Тишину нарушила музыка, снова заигравшая в гостиной, где танцевали двадцатилетние — дочь и сын генерала Лаваля, племянница Риво, младший брат Байена. Куда с большим удовольствием Юбер присоединился бы к ним, но ему уже никогда не будет двадцать лет.
— Браво, подполковник, — выпалил генерал, откинувшись на спинку стула и принявшись аплодировать с нарочитой неторопливостью, даже ленцой. — Браво! Размазали по стенке всех наших политиков вместе взятых и заодно с ними военачальников! Кто возразит против сказанного этим мальчишкой? Кто еще здесь своими глазами видел? Авторитет битого бойца! На это коммунисты и давят. А вот что я вам скажу, мой дорогой друг Юбер, — он перестал хлопать и наклонился через стол, опрокидывая посуду и мало этим озадачиваясь. Оставалось лишь удивляться тому, что речь его все еще связная, тогда как сам Риво даже взгляд фокусировал с трудом, — вот что я скажу, мой мальчик. Мало видеть! Надобно еще и понимать чуточку больше. Уметь мыслить. А этому солдат не учат, и вас не учили. Вы не прошли Сен-Сир[1], у вас нет опыта Великой войны. Потому технически — вы лишь кусок мяса, который способен на подвиг, но едва ли поймет, зачем его совершать. Вы силой духа живете, а не разумом. Чувствами, а не здравым смыслом. Как с Карлом Беккером, так?
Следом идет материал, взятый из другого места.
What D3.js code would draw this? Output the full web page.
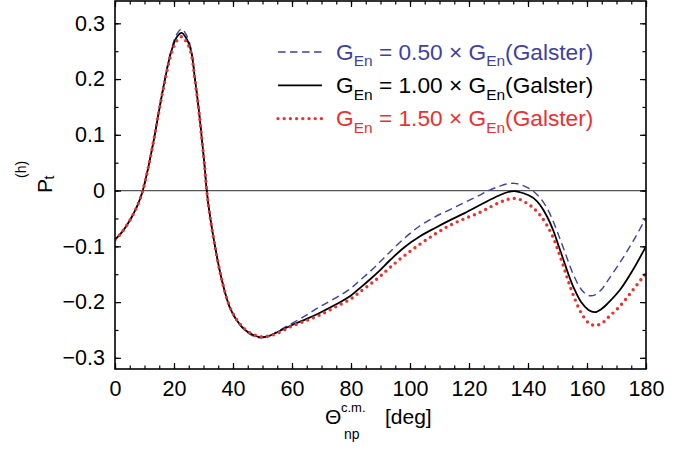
<!DOCTYPE html>
<html>
<head>
<meta charset="utf-8">
<script src="https://cdn.jsdelivr.net/npm/d3@7"></script>
<style>
  html, body { margin: 0; padding: 0; background: #fff; }
  svg { display: block; }
  text { font-family: "Liberation Sans", Arial, Helvetica, sans-serif; }
</style>
</head>
<body>
<svg id="chart" width="695" height="455"></svg>
<script>
// ---- data ----
const theta = [0, 2.3, 5.4, 7.5, 9.3, 11.3, 13.3, 15, 16.7, 19, 21, 22.6, 24.2, 25.8, 27.1, 28.3, 29.4, 30.3, 31.1,
  32.2, 33.9, 36.2, 38.8, 41.2, 44.1, 46.9, 49.2, 52, 55,
  60, 65, 69.5, 75, 80, 83, 86.5, 89.8, 93.2, 98, 103.4, 108.5, 113.6, 118.7, 123.7, 127,
  130.5, 133, 135.3, 137.3, 140, 142, 144.1, 146.5, 148.6, 150.3, 152, 153.7, 155.4, 158, 160.5, 162.7, 165, 167.1, 171.2, 175.6, 180];

const gen050 = [-0.088, -0.075, -0.050, -0.028, -0.002, 0.042, 0.095, 0.145, 0.195, 0.251, 0.281, 0.290, 0.279, 0.254, 0.202, 0.151, 0.096, 0.048, 0,
  -0.046, -0.100, -0.160, -0.208, -0.233, -0.251, -0.261, -0.264, -0.261, -0.253,
  -0.238, -0.223, -0.208, -0.192, -0.175, -0.161, -0.145, -0.128, -0.110, -0.086, -0.063, -0.047, -0.034, -0.021, -0.008, 0.001,
  0.008, 0.012, 0.013, 0.011, 0.005, -0.002, -0.013, -0.032, -0.056, -0.079, -0.103, -0.128, -0.151, -0.177, -0.188, -0.187, -0.177, -0.161, -0.129, -0.091, -0.049];

const gen100 = [-0.088, -0.075, -0.050, -0.028, -0.002, 0.042, 0.095, 0.145, 0.193, 0.248, 0.276, 0.283, 0.273, 0.25, 0.2, 0.15, 0.095, 0.048, 0,
  -0.046, -0.100, -0.160, -0.208, -0.232, -0.250, -0.259, -0.263, -0.261, -0.254,
  -0.241, -0.230, -0.219, -0.204, -0.188, -0.175, -0.159, -0.143, -0.125, -0.102, -0.082, -0.067, -0.053, -0.040, -0.026, -0.017,
  -0.008, -0.003, -0.001, -0.003, -0.008, -0.014, -0.026, -0.047, -0.072, -0.098, -0.124, -0.150, -0.173, -0.200, -0.214, -0.218, -0.212, -0.202, -0.178, -0.142, -0.100];

const gen150 = [-0.088, -0.075, -0.050, -0.028, -0.002, 0.042, 0.095, 0.145, 0.191, 0.244, 0.269, 0.276, 0.267, 0.246, 0.198, 0.149, 0.094, 0.048, 0,
  -0.046, -0.100, -0.160, -0.207, -0.231, -0.249, -0.258, -0.262, -0.261, -0.256,
  -0.243, -0.233, -0.223, -0.208, -0.194, -0.182, -0.168, -0.154, -0.138, -0.117, -0.096, -0.078, -0.062, -0.050, -0.039, -0.030,
  -0.021, -0.016, -0.014, -0.016, -0.024, -0.032, -0.044, -0.063, -0.085, -0.109, -0.135, -0.163, -0.188, -0.219, -0.237, -0.242, -0.238, -0.228, -0.207, -0.178, -0.148];

const factors = ["0.50", "1.00", "1.50"];
const xTicks = [0, 20, 40, 60, 80, 100, 120, 140, 160, 180];
const yTicks = [-0.3, -0.2, -0.1, 0, 0.1, 0.2, 0.3];
const xDomain = [0, 180];
const yDomain = [-0.32, 0.34];

// ---- layout ----
const svg = d3.select("#chart");
const L = 115, R = 646, T = 1, B = 369;
const x = d3.scaleLinear().domain(xDomain).range([L, R]);
const y = d3.scaleLinear().domain(yDomain).range([B, T]);

const styles = [
  { values: gen050, color: "#3f3fa3", width: 1.4, dash: "7.5,4.5", cap: "butt" },
  { values: gen100, color: "#000000", width: 1.8, dash: null, cap: "butt" },
  { values: gen150, color: "#ee2f2f", width: 3.4, dash: "0,6.2", cap: "round" }
];

// zero line
svg.append("line")
  .attr("x1", x(0)).attr("x2", x(180))
  .attr("y1", y(0)).attr("y2", y(0))
  .attr("stroke", "#555").attr("stroke-width", 1.3);

// curves
const line = d3.line()
  .x((d, i) => x(theta[i]))
  .y(d => y(d))
  .curve(d3.curveCatmullRom.alpha(0.5));

const plot = svg.append("g");
plot.append("defs").append("clipPath").attr("id", "clip")
  .append("rect").attr("x", L).attr("y", T).attr("width", R - L).attr("height", B - T);

styles.forEach(s => {
  plot.append("path")
    .attr("d", line(s.values))
    .attr("fill", "none")
    .attr("stroke", s.color)
    .attr("stroke-width", s.width)
    .attr("stroke-dasharray", s.dash)
    .attr("stroke-linecap", s.cap)
    .attr("stroke-linejoin", "round")
    .attr("clip-path", "url(#clip)");
});

// axes (ticks inward)
const xMinor = d3.range(0, 181, 5);
const yMinor = d3.range(-0.3, 0.3001, 0.05);

const axB = d3.axisBottom(x).tickValues(xTicks).tickSize(-6).tickPadding(12).tickFormat(d3.format("d"));
const axT = d3.axisTop(x).tickValues(xTicks).tickSize(-6).tickFormat("");
const axL = d3.axisLeft(y).tickValues(yTicks).tickSize(-6).tickPadding(10)
  .tickFormat(d => d === 0 ? "0" : d3.format(".1f")(d));
const axR = d3.axisRight(y).tickValues(yTicks).tickSize(-6).tickFormat("");

const axBm = d3.axisBottom(x).tickValues(xMinor).tickSize(-3.5).tickFormat("");
const axTm = d3.axisTop(x).tickValues(xMinor).tickSize(-3.5).tickFormat("");
const axLm = d3.axisLeft(y).tickValues(yMinor).tickSize(-3.5).tickFormat("");
const axRm = d3.axisRight(y).tickValues(yMinor).tickSize(-3.5).tickFormat("");

function styleAxis(g) {
  g.select(".domain").remove();
  g.selectAll(".tick line").attr("stroke", "#000").attr("stroke-width", 1.2);
  g.selectAll(".tick text").attr("fill", "#000")
    .style("font-family", "'Liberation Sans', Arial, sans-serif")
    .style("font-size", "21.5px");
}

svg.append("g").attr("transform", `translate(0,${B})`).call(axBm).call(styleAxis);
svg.append("g").attr("transform", `translate(0,${T})`).call(axTm).call(styleAxis);
svg.append("g").attr("transform", `translate(${L},0)`).call(axLm).call(styleAxis);
svg.append("g").attr("transform", `translate(${R},0)`).call(axRm).call(styleAxis);
svg.append("g").attr("transform", `translate(0,${B})`).call(axB).call(styleAxis);
svg.append("g").attr("transform", `translate(0,${T})`).call(axT).call(styleAxis);
svg.append("g").attr("transform", `translate(${L},0)`).call(axL).call(styleAxis);
svg.append("g").attr("transform", `translate(${R},0)`).call(axR).call(styleAxis);

// frame
svg.append("rect")
  .attr("x", L).attr("y", T).attr("width", R - L).attr("height", B - T)
  .attr("fill", "none").attr("stroke", "#000").attr("stroke-width", 1.6);

// legend
const legX1 = 278, legX2 = 322, legTx = 336;
const legY = [52, 85.3, 118.6];
styles.forEach((s, i) => {
  svg.append("line")
    .attr("x1", legX1).attr("x2", legX2)
    .attr("y1", legY[i]).attr("y2", legY[i])
    .attr("stroke", s.color)
    .attr("stroke-width", s.width)
    .attr("stroke-dasharray", s.dash)
    .attr("stroke-linecap", s.cap);
  const t = svg.append("text")
    .attr("x", legTx).attr("y", legY[i] + 7.8)
    .attr("fill", s.color)
    .style("font-size", "22.7px");
  t.append("tspan").text("G");
  t.append("tspan").attr("dy", 6.5).style("font-size", "15.5px").text("En");
  t.append("tspan").attr("dy", -6.5).text(` = ${factors[i]} \u00D7 G`);
  t.append("tspan").attr("dy", 6.5).style("font-size", "15.5px").text("En");
  t.append("tspan").attr("dy", -6.5).text("(Galster)");
});

// y-axis label  P_t^(h)
const yl = svg.append("g").attr("transform", "translate(52,193) rotate(-90)");
yl.append("text").attr("x", 0).attr("y", 0).style("font-size", "21px").attr("fill", "#000").text("P");
yl.append("text").attr("x", 13.5).attr("y", 1.5).style("font-size", "14px").attr("fill", "#000").text("t");
yl.append("text").attr("x", 15).attr("y", -26).style("font-size", "14px").attr("fill", "#000").text("(h)");

// x-axis label  Θ_np^c.m. [deg]
svg.append("text").attr("x", 325).attr("y", 424).style("font-size", "21px").attr("fill", "#000").text("\u0398");
svg.append("text").attr("x", 341).attr("y", 412).style("font-size", "13px").attr("fill", "#000").text("c.m.");
svg.append("text").attr("x", 344).attr("y", 439).style("font-size", "14px").attr("fill", "#000").text("np");
svg.append("text").attr("x", 385).attr("y", 424).style("font-size", "21px").attr("fill", "#000").text("[deg]");
</script>
</body>
</html>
— Как с Карлом Беккером, — улыбнулся Юбер. — Пристрелить его было правильно с точки зрения справедливости, и я пристрелил. А вышло бы куда больше проку, если бы мы передали его Сражающейся Франции[2], но я солгал, что он пытался сбежать и что у меня не было выбора. Я ненавидел Карла Беккера. Он был начальником лагеря для военнопленных в Меце, когда я там находился.